* Objective *
Nothing after the line with "import * as" belongs in the copy; extract the lines below from the top through that line, pictures left out.

━━━━━━━━

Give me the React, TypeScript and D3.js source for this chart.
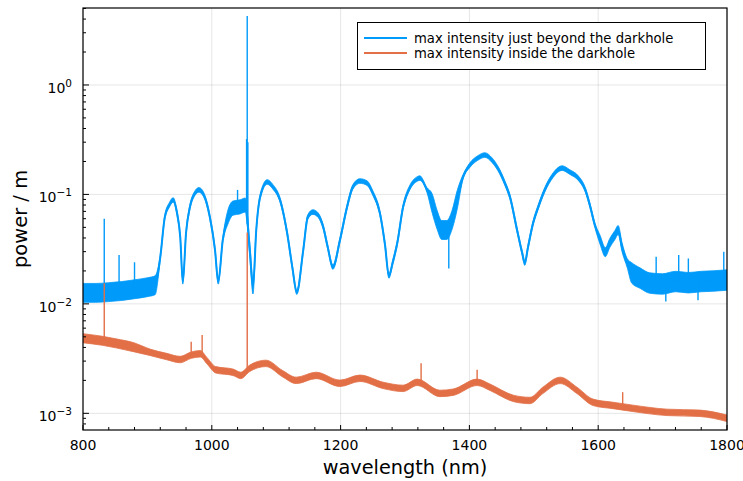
import React from "react";
import * as d3 from "d3";

// ---- data ----
const blueWavelength = [
  800, 820, 840, 860, 880, 900, 912, 920, 927, 934,
  940, 946, 951, 955, 960, 966, 974, 980, 989, 997,
  1005, 1010, 1017, 1025, 1033, 1044, 1052, 1059, 1064, 1069,
  1075, 1086, 1095, 1106, 1117, 1125, 1132, 1142, 1149, 1157,
  1165, 1173, 1180, 1188, 1199, 1210, 1219, 1230, 1241, 1250,
  1261, 1269, 1275, 1281, 1288, 1297, 1308, 1319, 1323, 1334,
  1342, 1350, 1357, 1365, 1373, 1381, 1390, 1401, 1413, 1424,
  1435, 1444, 1455, 1463, 1474, 1482, 1486, 1491, 1499, 1507,
  1517, 1530, 1544, 1556, 1569, 1580, 1587, 1595, 1603, 1611,
  1618, 1626, 1631, 1637, 1645, 1652, 1665, 1680, 1700, 1720,
  1740, 1760, 1780, 1800,
];
const bluePower = [
  0.0126, 0.0126, 0.0128, 0.0131, 0.0136, 0.0142, 0.0148, 0.0267, 0.062, 0.08,
  0.089, 0.0676, 0.0407, 0.0159, 0.0444, 0.0767, 0.103, 0.11, 0.0947, 0.062,
  0.031, 0.0159, 0.0383, 0.062, 0.075, 0.077, 0.08, 0.031, 0.0143, 0.047,
  0.0947, 0.13, 0.117, 0.0889, 0.0444, 0.0217, 0.0128, 0.031, 0.0621, 0.069,
  0.0648, 0.0504, 0.033, 0.0217, 0.0383, 0.0767, 0.117, 0.1326, 0.127, 0.103,
  0.0676, 0.0345, 0.018, 0.024, 0.036, 0.0767, 0.117, 0.1384, 0.141, 0.11,
  0.0835, 0.0583, 0.0473, 0.0473, 0.0583, 0.0889, 0.144, 0.186, 0.215, 0.229,
  0.206, 0.174, 0.127, 0.0947, 0.0473, 0.0291, 0.0236, 0.033, 0.055, 0.077,
  0.11, 0.15, 0.174, 0.16, 0.141, 0.11, 0.08, 0.052, 0.0383, 0.0297,
  0.036, 0.0426, 0.0473, 0.033, 0.0236, 0.0192, 0.0172, 0.0155, 0.0152, 0.016,
  0.0156, 0.016, 0.0162, 0.0165,
];
// noise amplitude (multiplicative half-spread) by wavelength range
const blueNoise: [number, number, number][] = [
  [800, 914, 1.22], [914, 1020, 1.05], [1020, 1068, 1.16], [1068, 1340, 1.05],
  [1340, 1385, 1.22], [1385, 1600, 1.05], [1600, 1650, 1.1], [1650, 1800, 1.24],
];
const blueSpikes: [number, number][] = [
  [833, 0.06], [856, 0.028], [880, 0.024], [1040, 0.11], [1054, 0.32],
  [1055, 4.27], [1056, 0.3], [1368, 0.021], [1690, 0.027], [1705, 0.0105],
  [1725, 0.028], [1740, 0.026], [1755, 0.0108], [1795, 0.03],
];

const orangeWavelength = [
  800, 830, 851, 880, 904, 930, 951, 968, 982, 993,
  1006, 1033, 1045, 1059, 1084, 1110, 1131, 1162, 1199, 1230,
  1266, 1297, 1319, 1354, 1375, 1412, 1432, 1468, 1494, 1514,
  1541, 1567, 1592, 1623, 1654, 1707, 1758, 1800,
];
const orangePower = [
  0.00485, 0.0046, 0.00436, 0.004, 0.00361, 0.0033, 0.0031, 0.0034, 0.0035, 0.003,
  0.0025, 0.00237, 0.00222, 0.00258, 0.00286, 0.0023, 0.002, 0.00222, 0.00188, 0.00209,
  0.0018, 0.00169, 0.00192, 0.00152, 0.00156, 0.00192, 0.00173, 0.00137, 0.00131, 0.00162,
  0.002, 0.00162, 0.00126, 0.00118, 0.00111, 0.00102, 0.001, 0.0009,
];
const orangeNoise: [number, number, number][] = [
  [800, 900, 1.1], [900, 1800, 1.07],
];
const orangeSpikes: [number, number][] = [
  [833, 0.0154], [968, 0.0045], [985, 0.0052], [1055, 0.045], [1325, 0.00286],
  [1412, 0.0025], [1638, 0.00156],
];

const xTicks = [800, 1000, 1200, 1400, 1600, 1800];
const yTickExp = [0, -1, -2, -3];
const legendLabels = [
  "max intensity just beyond the darkhole",
  "max intensity inside the darkhole",
];
const colors = ["#009afa", "#e26f46"];

const W = 743;
const H = 481;
const FONT = "DejaVu Sans, sans-serif";

function noiseAt(noise: [number, number, number][], w: number) {
  for (const [a, b, f] of noise) if (w >= a && w <= b) return f;
  return 1.05;
}
function interpLog(ws: number[], vs: number[], w: number) {
  const i = Math.max(1, Math.min(ws.length - 1, d3.bisectLeft(ws, w)));
  const t = (w - ws[i - 1]) / (ws[i] - ws[i - 1]);
  return Math.pow(10, Math.log10(vs[i - 1]) * (1 - t) + Math.log10(vs[i]) * t);
}

export default function App() {
  const x = d3.scaleLinear().domain([800, 1800]).range([83, 727]);
  const y = d3.scaleLog().domain([7.04e-4, 5.05]).range([430, 8]);
  const [x0, x1] = x.range();
  const [yb, yt] = y.range();

  const series = [
    { w: blueWavelength, v: bluePower, noise: blueNoise, spikes: blueSpikes, color: colors[0] },
    { w: orangeWavelength, v: orangePower, noise: orangeNoise, spikes: orangeSpikes, color: colors[1] },
  ];

  const xMinor = d3.range(800, 1801, 40).filter((t) => t % 200 !== 0);
  const yMinor: number[] = [];
  for (let e = -4; e <= 0; e++)
    for (let m = 2; m <= 9; m++) {
      const v = m * Math.pow(10, e);
      if (v > y.domain()[0] && v < y.domain()[1]) yMinor.push(v);
    }

  return (
    <svg width={W} height={H} style={{ position: "absolute", left: 0, top: 0, background: "#fff" }} fontFamily={FONT}>
      <rect x={0} y={0} width={W} height={H} fill="#fff" />
      <defs>
        <clipPath id="plotclip">
          <rect x={x0} y={yt} width={x1 - x0} height={yb - yt} />
        </clipPath>
      </defs>
      {/* grid */}
      {xTicks.map((t) => (
        <line key={"gx" + t} x1={x(t)} x2={x(t)} y1={yt} y2={yb} stroke="#000" strokeOpacity={0.1} strokeWidth={1} />
      ))}
      {yTickExp.map((e) => (
        <line key={"gy" + e} x1={x0} x2={x1} y1={y(Math.pow(10, e))} y2={y(Math.pow(10, e))} stroke="#000" strokeOpacity={0.1} strokeWidth={1} />
      ))}
      {/* series */}
      <g clipPath="url(#plotclip)">
        {series.map((s, si) => {
          const idx = d3.range(s.w.length);
          const area = d3
            .area<number>()
            .curve(d3.curveMonotoneX)
            .x((i) => x(s.w[i]))
            .y0((i) => y(s.v[i] / noiseAt(s.noise, s.w[i])))
            .y1((i) => y(s.v[i] * noiseAt(s.noise, s.w[i])));
          const line = d3
            .line<number>()
            .curve(d3.curveMonotoneX)
            .x((i) => x(s.w[i]))
            .y((i) => y(s.v[i]));
          return (
            <g key={si}>
              <path d={area(idx) || ""} fill={s.color} stroke={s.color} strokeWidth={0.8} />
              <path d={line(idx) || ""} fill="none" stroke={s.color} strokeWidth={2} />
              {s.spikes.map(([w, v], k) => (
                <line
                  key={k}
                  x1={x(w)}
                  x2={x(w)}
                  y1={y(interpLog(s.w, s.v, w))}
                  y2={y(v)}
                  stroke={s.color}
                  strokeWidth={1.4}
                />
              ))}
            </g>
          );
        })}
      </g>
      {/* frame */}
      <rect x={x0} y={yt} width={x1 - x0} height={yb - yt} fill="none" stroke="#000" strokeWidth={1.2} />
      {/* x ticks */}
      {xTicks.map((t) => (
        <g key={"xt" + t}>
          <line x1={x(t)} x2={x(t)} y1={yb} y2={yb - 5} stroke="#000" strokeWidth={1} />
          <text x={x(t)} y={450} textAnchor="middle" fontSize={14} fill="#000">
            {t}
          </text>
        </g>
      ))}
      {xMinor.map((t) => (
        <line key={"xm" + t} x1={x(t)} x2={x(t)} y1={yb} y2={yb - 3} stroke="#000" strokeWidth={1} />
      ))}
      {/* y ticks */}
      {yTickExp.map((e) => {
        const yy = y(Math.pow(10, e));
        return (
          <g key={"yt" + e}>
            <line x1={x0} x2={x0 + 6} y1={yy} y2={yy} stroke="#000" strokeWidth={1} />
            <text x={72} y={yy + 8} textAnchor="end" fontSize={14} fill="#000">
              10
              <tspan dy={-6} fontSize={10.5}>
                {e === 0 ? "0" : "\u2212" + Math.abs(e)}
              </tspan>
            </text>
          </g>
        );
      })}
      {yMinor.map((v, k) => (
        <line key={"ym" + k} x1={x0} x2={x0 + 3} y1={y(v)} y2={y(v)} stroke="#000" strokeWidth={1} />
      ))}
      {/* axis titles */}
      <text x={(x0 + x1) / 2} y={474} textAnchor="middle" fontSize={19.3} fill="#000">
        wavelength (nm)
      </text>
      <text transform={`translate(27,${(yt + yb) / 2}) rotate(-90)`} textAnchor="middle" fontSize={19.5} fill="#000">
        power / m
      </text>
      {/* legend */}
      <rect x={357.5} y={22.5} width={348} height={47} fill="#fff" stroke="#000" strokeWidth={1} />
      {legendLabels.map((lab, i) => (
        <g key={lab}>
          <line x1={364} x2={407} y1={38 + i * 15} y2={38 + i * 15} stroke={colors[i]} strokeWidth={2} />
          <text x={414} y={38 + i * 15 + 5} fontSize={13.2} fill="#000">
            {lab}
          </text>
        </g>
      ))}
    </svg>
  );
}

━━━━━━━━

* Solution to this task *
Give me the React, TypeScript and D3.js source for this chart.
import React from "react";
import * as d3 from "d3";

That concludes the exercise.